Automation: Get with the program
I am indebted to Slashdot for drawing my attention to this incredible story which gives a very clear example of the benefits of automation. It concerns a programmer who worked for “a well-known tech company” but did nothing for six years. Well, to be fair, he did work for the first eight months, so he actually didn’t do anything for five years and four months.
Instead, he filled his days doing whatever he felt like doing. How did he manage that? Automation. When he started his software testing quality assurance job, he seized the initiative and spent the first eight months “automating all of the programming tasks”. Once that was complete, he let the computers do the work while he raked in his salary of $95,000.
In his own words, he confesses that “in the past six years, I have maybe done 50 hours of real work”. And it’s not as if the company was unhappy. “Nobody really cared. The tests were all running successfully… nobody ever talked to me except my boss and occasionally the devs for the software I was testing”.
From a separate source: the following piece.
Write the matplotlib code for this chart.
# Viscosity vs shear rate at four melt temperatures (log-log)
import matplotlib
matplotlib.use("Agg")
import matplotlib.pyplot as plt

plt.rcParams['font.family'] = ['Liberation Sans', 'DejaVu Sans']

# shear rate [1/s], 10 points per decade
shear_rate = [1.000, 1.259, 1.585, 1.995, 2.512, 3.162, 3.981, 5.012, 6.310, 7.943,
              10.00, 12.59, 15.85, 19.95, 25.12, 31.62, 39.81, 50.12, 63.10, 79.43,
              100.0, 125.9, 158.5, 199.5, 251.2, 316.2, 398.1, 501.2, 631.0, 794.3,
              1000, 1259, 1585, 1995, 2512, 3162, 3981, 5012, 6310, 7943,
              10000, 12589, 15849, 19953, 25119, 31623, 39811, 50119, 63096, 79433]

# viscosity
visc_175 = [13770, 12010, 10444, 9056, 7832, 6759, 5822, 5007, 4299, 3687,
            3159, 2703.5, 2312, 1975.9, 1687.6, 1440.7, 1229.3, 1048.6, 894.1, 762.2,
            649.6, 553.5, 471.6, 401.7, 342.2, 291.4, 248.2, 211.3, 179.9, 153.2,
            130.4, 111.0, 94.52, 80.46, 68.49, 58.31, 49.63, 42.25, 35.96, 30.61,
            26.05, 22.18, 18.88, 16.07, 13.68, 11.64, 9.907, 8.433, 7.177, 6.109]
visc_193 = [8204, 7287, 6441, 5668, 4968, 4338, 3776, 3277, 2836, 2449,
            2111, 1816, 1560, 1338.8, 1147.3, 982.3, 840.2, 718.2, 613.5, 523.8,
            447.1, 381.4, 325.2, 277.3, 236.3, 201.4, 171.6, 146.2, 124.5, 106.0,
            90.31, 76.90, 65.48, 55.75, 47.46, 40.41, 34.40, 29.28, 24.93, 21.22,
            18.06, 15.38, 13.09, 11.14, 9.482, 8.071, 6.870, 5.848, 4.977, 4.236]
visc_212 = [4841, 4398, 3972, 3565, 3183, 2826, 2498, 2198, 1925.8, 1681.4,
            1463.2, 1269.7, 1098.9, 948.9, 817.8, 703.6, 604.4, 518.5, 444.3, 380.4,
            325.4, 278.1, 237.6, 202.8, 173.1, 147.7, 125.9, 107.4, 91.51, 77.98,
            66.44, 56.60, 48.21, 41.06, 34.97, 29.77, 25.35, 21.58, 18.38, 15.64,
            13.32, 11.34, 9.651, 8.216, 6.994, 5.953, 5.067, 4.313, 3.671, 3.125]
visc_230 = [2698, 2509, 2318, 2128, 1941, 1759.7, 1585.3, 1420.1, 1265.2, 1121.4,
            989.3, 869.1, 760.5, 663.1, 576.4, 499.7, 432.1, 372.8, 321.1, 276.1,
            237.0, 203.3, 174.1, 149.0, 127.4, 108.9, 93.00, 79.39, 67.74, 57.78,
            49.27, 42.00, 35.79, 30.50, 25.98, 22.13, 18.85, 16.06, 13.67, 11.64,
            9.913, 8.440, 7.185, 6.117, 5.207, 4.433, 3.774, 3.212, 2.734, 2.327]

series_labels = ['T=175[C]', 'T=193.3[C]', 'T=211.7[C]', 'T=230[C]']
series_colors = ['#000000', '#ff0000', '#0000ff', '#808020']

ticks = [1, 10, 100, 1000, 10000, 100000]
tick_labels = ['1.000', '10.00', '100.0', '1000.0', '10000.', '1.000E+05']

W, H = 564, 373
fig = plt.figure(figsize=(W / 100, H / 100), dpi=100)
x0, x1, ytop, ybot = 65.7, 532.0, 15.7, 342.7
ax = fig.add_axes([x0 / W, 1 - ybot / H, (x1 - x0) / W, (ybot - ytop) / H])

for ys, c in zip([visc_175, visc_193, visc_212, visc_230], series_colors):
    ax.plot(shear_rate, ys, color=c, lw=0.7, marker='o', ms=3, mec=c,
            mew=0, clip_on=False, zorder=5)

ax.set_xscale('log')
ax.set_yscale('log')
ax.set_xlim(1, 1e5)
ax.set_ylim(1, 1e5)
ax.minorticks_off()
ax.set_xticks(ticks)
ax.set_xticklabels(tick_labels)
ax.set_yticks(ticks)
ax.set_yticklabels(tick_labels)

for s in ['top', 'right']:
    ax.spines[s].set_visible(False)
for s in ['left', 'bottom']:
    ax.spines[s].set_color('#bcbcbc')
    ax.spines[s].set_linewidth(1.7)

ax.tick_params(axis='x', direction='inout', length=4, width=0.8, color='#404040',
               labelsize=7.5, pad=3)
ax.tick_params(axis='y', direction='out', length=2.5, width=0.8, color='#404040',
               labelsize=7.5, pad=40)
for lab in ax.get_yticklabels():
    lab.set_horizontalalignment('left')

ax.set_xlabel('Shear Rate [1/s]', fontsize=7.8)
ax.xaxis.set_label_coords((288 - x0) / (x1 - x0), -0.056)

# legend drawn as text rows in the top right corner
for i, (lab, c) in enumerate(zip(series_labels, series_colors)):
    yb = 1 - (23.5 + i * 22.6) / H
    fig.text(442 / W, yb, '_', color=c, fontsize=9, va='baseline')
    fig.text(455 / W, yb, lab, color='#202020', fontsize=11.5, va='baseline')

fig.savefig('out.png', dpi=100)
Sadly, now he has proved just how effective automation can be, he’s also written himself out of a job. Not only that, he’s quite possibly ensured the company doesn’t need to recruit someone to replace him either.
The problem for FiletOfFish1066 (FOF), as he freely confesses, is that because he hasn’t been doing anything for the last few years “I literally do not even know how to write good software anymore. I basically forgot everything.” That said, the “success” of his automation is a pretty convincing case study of how well he used to be able to program. If he dared to put it on his CV, perhaps he could have a future as a ‘consultant’ being brought in to help companies automate their processes.
In any case, it’s not as if FOF’s going to starve in the short term because he managed to save $200,000 over those six years by living at home.
There’s a part of me that’s slightly sceptical about this story but there’s another part of me that wants to believe it’s true. I think I like it because it provides a different view of the impact of automation on human work.
For the most part, automation has led to people losing their jobs and being put on the scrap heap but what FOF has done is manage to automate his job while continuing to receive his salary. In an odd way, that seems fair enough because the automated process which is doing his job doesn’t need any money and he does.